Tens of thousands of students have taken to the streets in all of Colombia’s major cities, to defend what they see as their right to free speech and education.
In Bogota, at least 20 thousand students are threatening to bring Colombia’s capital city to a halt, a week after effectively shutting down the capital in a protest against university reforms.
According to Medellin newspaper El Colombiano, some 6,000 students are marching in Colombia’s second largest city.
Bogota authorities are attempting to prevent the marches from blocking roads and clogging up the city’s public transport systems, but according to local media, the marches have already begun causing major traffic jams in the capital.
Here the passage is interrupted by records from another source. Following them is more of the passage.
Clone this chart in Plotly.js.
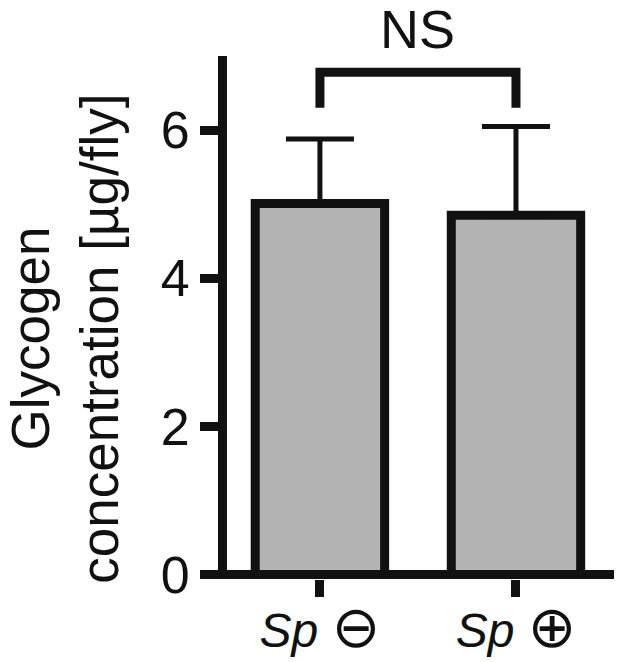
<!DOCTYPE html>
<html>
<head>
<meta charset="utf-8">
<script src="https://cdn.plot.ly/plotly-3.0.1.min.js"></script>
<style>
  html, body { margin: 0; padding: 0; background: #fff; }
  #chart { width: 617px; height: 662px; }
</style>
</head>
<body>
<div id="chart"></div>
<script>
// groups and measured values (ug/fly)
const groups = [0, 1];
const groupNames = ["Sp", "Sp"];
const groupSigns = ["\u2296", "\u2295"];
const means = [5.01, 4.85];
const errUp = [0.87, 1.20];
const yTicks = [0, 2, 4, 6];
const yRange = [-0.06, 7];

// significance bracket
const bracketTop = 6.78;
const bracketFoot = 6.30;
const sigLabel = "NS";
const sigLabelY = 7.37;

const font = "'Liberation Sans', Arial, Helvetica, sans-serif";

var tickText = groupNames.map(function (n, i) {
  return "<i>" + n + "</i> <span style='font-size:58px;font-family:DejaVu Sans'>" +
    groupSigns[i] + "</span>";
});

var bars = {
  type: "bar",
  x: groups,
  y: means,
  width: 0.66,
  marker: { color: "#b3b3b3", line: { color: "#111", width: 9 } },
  error_y: {
    type: "data", symmetric: false, array: errUp, arrayminus: [0, 0],
    color: "#111", thickness: 5, width: 34
  },
  hoverinfo: "none",
  showlegend: false
};

var layout = {
  width: 617,
  height: 662,
  margin: { l: 227, r: 3, t: 56, b: 82.5 },
  paper_bgcolor: "#fff",
  plot_bgcolor: "#fff",
  font: { family: font, color: "#111" },
  xaxis: {
    range: [-0.474, 1.5],
    tickvals: groups,
    ticktext: tickText,
    tickfont: { size: 48, family: font },
    ticklabelstandoff: -8,
    ticks: "outside", ticklen: 17, tickwidth: 9, tickcolor: "#111",
    showline: false, showgrid: false, zeroline: false,
    fixedrange: true
  },
  yaxis: {
    range: yRange,
    tickvals: yTicks,
    tickfont: { size: 52, family: font },
    ticks: "outside", ticklen: 18, tickwidth: 9, tickcolor: "#111",
    showline: true, linewidth: 9, linecolor: "#111",
    showgrid: false,
    zeroline: true, zerolinewidth: 9, zerolinecolor: "#111",
    fixedrange: true
  },
  shapes: [{
    type: "path", xref: "x", yref: "y",
    path: "M" + groups[0] + "," + bracketFoot + " L" + groups[0] + "," + bracketTop +
          " L" + groups[1] + "," + bracketTop + " L" + groups[1] + "," + bracketFoot,
    line: { color: "#111", width: 9 }
  }],
  annotations: [{
    xref: "x", yref: "paper", x: (groups[0] + groups[1]) / 2,
    y: (sigLabelY - yRange[0]) / (yRange[1] - yRange[0]),
    text: sigLabel, showarrow: false, font: { size: 54, family: font },
    xanchor: "center", yanchor: "middle"
  }, {
    xref: "paper", yref: "paper", x: -0.418, y: 0.46,
    text: "Glycogen<br>concentration [\u00b5g/fly]",
    textangle: -90, showarrow: false,
    font: { size: 53, family: font },
    xanchor: "center", yanchor: "middle"
  }]
};

Plotly.newPlot("chart", [bars], layout, { displayModeBar: false, staticPlot: true });
</script>
</body>
</html>
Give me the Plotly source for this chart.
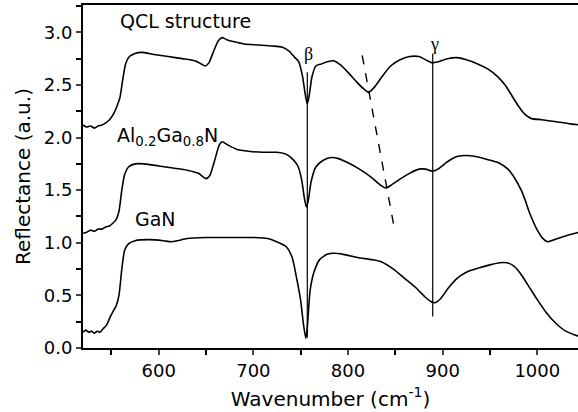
import plotly.graph_objects as go

qcl_x = [520, 524, 528, 532, 536, 540, 544, 548, 552, 556, 559, 562, 565, 569, 575, 582, 595, 610, 625, 638, 645, 649, 653, 658, 663, 667, 672, 680, 690, 705, 720, 730, 738, 744, 748, 752, 755, 757, 759, 762, 766, 772, 778, 785, 792, 800, 810, 817, 822, 828, 836, 845, 855, 865, 875, 884, 889, 895, 905, 915, 925, 937, 948, 958, 966, 973, 980, 987, 994, 1005, 1020, 1035, 1045]
qcl_y = [2.12, 2.10, 2.11, 2.09, 2.11, 2.12, 2.14, 2.17, 2.22, 2.30, 2.38, 2.55, 2.70, 2.77, 2.80, 2.81, 2.79, 2.77, 2.75, 2.73, 2.70, 2.68, 2.71, 2.82, 2.92, 2.95, 2.93, 2.91, 2.89, 2.88, 2.87, 2.86, 2.82, 2.76, 2.72, 2.58, 2.40, 2.32, 2.40, 2.58, 2.68, 2.70, 2.72, 2.73, 2.69, 2.62, 2.52, 2.46, 2.43, 2.48, 2.58, 2.68, 2.74, 2.77, 2.77, 2.73, 2.71, 2.72, 2.75, 2.76, 2.74, 2.70, 2.65, 2.58, 2.50, 2.40, 2.30, 2.22, 2.18, 2.17, 2.15, 2.13, 2.12]

algan_x = [520, 524, 528, 532, 536, 540, 544, 548, 552, 555, 558, 561, 564, 568, 575, 585, 600, 615, 630, 642, 650, 654, 659, 664, 667, 673, 682, 695, 710, 725, 735, 742, 747, 751, 754, 756, 758, 761, 766, 773, 782, 790, 800, 812, 825, 834, 840, 846, 854, 865, 875, 882, 889, 895, 905, 915, 925, 935, 948, 959, 969, 975, 983, 987, 992, 1000, 1006, 1011, 1018, 1028, 1040, 1045]
algan_y = [1.09, 1.10, 1.12, 1.11, 1.13, 1.13, 1.15, 1.16, 1.19, 1.22, 1.30, 1.50, 1.65, 1.72, 1.75, 1.75, 1.73, 1.71, 1.69, 1.66, 1.61, 1.64, 1.78, 1.93, 1.96, 1.93, 1.89, 1.87, 1.86, 1.86, 1.84, 1.79, 1.73, 1.60, 1.42, 1.34, 1.40, 1.58, 1.72, 1.78, 1.81, 1.80, 1.76, 1.70, 1.62, 1.55, 1.52, 1.55, 1.60, 1.66, 1.70, 1.70, 1.68, 1.70, 1.77, 1.82, 1.83, 1.82, 1.79, 1.76, 1.70, 1.63, 1.50, 1.41, 1.28, 1.12, 1.04, 1.01, 1.03, 1.06, 1.09, 1.10]

gan_x = [520, 523, 526, 529, 532, 535, 538, 541, 545, 549, 552, 555, 558, 561, 564, 568, 575, 590, 605, 613, 620, 630, 650, 680, 700, 715, 727, 735, 741, 746, 750, 753, 755.5, 757, 760, 764, 770, 778, 785, 795, 810, 825, 835, 848, 860, 872, 882, 888, 892, 898, 906, 915, 925, 938, 950, 960, 968, 975, 982, 990, 1000, 1010, 1019, 1030, 1041, 1045]
gan_y = [0.15, 0.17, 0.15, 0.16, 0.14, 0.16, 0.15, 0.18, 0.22, 0.30, 0.35, 0.40, 0.50, 0.75, 0.93, 0.99, 1.02, 1.03, 1.02, 1.01, 1.02, 1.04, 1.05, 1.05, 1.05, 1.04, 1.00, 0.96, 0.86, 0.65, 0.45, 0.22, 0.09, 0.20, 0.55, 0.72, 0.84, 0.89, 0.90, 0.89, 0.86, 0.84, 0.82, 0.75, 0.66, 0.57, 0.48, 0.44, 0.43, 0.47, 0.57, 0.66, 0.72, 0.76, 0.79, 0.81, 0.81, 0.78, 0.71, 0.60, 0.46, 0.33, 0.24, 0.16, 0.12, 0.11]

beta_x = [757, 757]
beta_y = [0.10, 2.62]
gamma_x = [889.5, 889.5]
gamma_y = [0.30, 2.80]
dash_x = [815, 849.5]
dash_y = [2.78, 1.11]

x_ticks = [600, 700, 800, 900, 1000]
y_ticks = [0.0, 0.5, 1.0, 1.5, 2.0, 2.5, 3.0]

labels = ["QCL structure", "Al<sub>0.2</sub>Ga<sub>0.8</sub>N", "GaN"]
label_x = [556.8, 553.7, 572.6]
label_y = [3.11, 2.01, 1.23]
greek = ["β", "γ"]
greek_x = [758, 891]
greek_y = [2.79, 2.89]

SANS = "DejaVu Sans"

fig = go.Figure()
for xs, ys in [(qcl_x, qcl_y), (algan_x, algan_y), (gan_x, gan_y)]:
    fig.add_trace(go.Scatter(x=xs, y=ys, mode="lines", line=dict(color="black", width=1.6, shape="spline", smoothing=0.6),
                             showlegend=False, hoverinfo="skip"))
for xs, ys in [(beta_x, beta_y), (gamma_x, gamma_y)]:
    fig.add_trace(go.Scatter(x=xs, y=ys, mode="lines", line=dict(color="black", width=1.2), showlegend=False))
fig.add_trace(go.Scatter(x=dash_x, y=dash_y, mode="lines", line=dict(color="black", width=1.4, dash="dash"), showlegend=False))

for t, x, y in zip(labels, label_x, label_y):
    fig.add_annotation(x=x, y=y, text=t, showarrow=False, xanchor="left", yanchor="middle",
                       font=dict(family=SANS, size=19, color="black"))
for t, x, y in zip(greek, greek_x, greek_y):
    fig.add_annotation(x=x, y=y, text=t, showarrow=False, xanchor="center", yanchor="middle",
                       font=dict(family="Liberation Serif", size=18, color="black"))

axis_font = dict(family=SANS, size=18, color="black")
fig.update_layout(
    width=578, height=412,
    margin=dict(l=83, r=0, t=5, b=64),
    plot_bgcolor="white", paper_bgcolor="white",
    xaxis=dict(range=[520, 1043], tickvals=x_ticks, ticks="outside", ticklen=5, tickwidth=2,
               showline=True, linewidth=2, linecolor="black", mirror=True, showgrid=False, zeroline=False,
               tickfont=axis_font, automargin=False,
               minor=dict(dtick=50, ticks="outside", ticklen=5, tickwidth=2, tickcolor="black"),
               title=dict(text="Wavenumber (cm<sup>-1</sup>)", font=dict(family=SANS, size=20, color="black"), standoff=12)),
    yaxis=dict(range=[0, 3.26], tickvals=y_ticks, ticktext=["%.1f" % v for v in y_ticks], ticks="outside", ticklen=5, tickwidth=2,
               showline=True, linewidth=2, linecolor="black", mirror=True, showgrid=False, zeroline=False,
               tickfont=axis_font, automargin=False,
               minor=dict(dtick=0.25, ticks="outside", ticklen=5, tickwidth=2, tickcolor="black"),
               title=dict(text="Reflectance (a.u.)", font=dict(family=SANS, size=20, color="black"), standoff=8)),
)
fig.write_html("out.html", config={"displayModeBar": False},
               post_script="document.body.style.margin='0';document.body.style.padding='0';")
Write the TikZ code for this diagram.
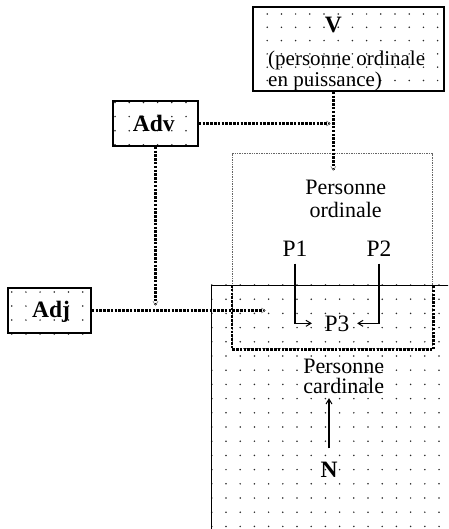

So far no disturbances have been reported, despite warnings by the police that guerrilla group FARC would try to infiltrate the marches.
Students across the country decided to go ahead with the scheduled protest march despite the government’s announcement that they will withdraw a controversial proposal to reform higher education.
President Juan Manuel Santos announced Wednesday that he was willing to withdraw the proposal if the students stopped protesting and classes continued, however students said they will only end the protest once the reform is off the table.
According to student leader Jairo Rivera, the student protest is being continued with two objectives. “The first is to confirm that education in Colombia should be a right that is free and financed by the state. The second is to confirm that social movement is essential for the advances of this country.”
Student leaders confirmed that they intended to shut down Bogota in what they hope will be “the biggest march of a generation.”
Student organizations will meet on Saturday to discuss whether to end their strike after Education Minister Maria Fernanda Campo vowed to involve students in future university reform plans and promised guarantees that the initial reform would not be presented to Congress.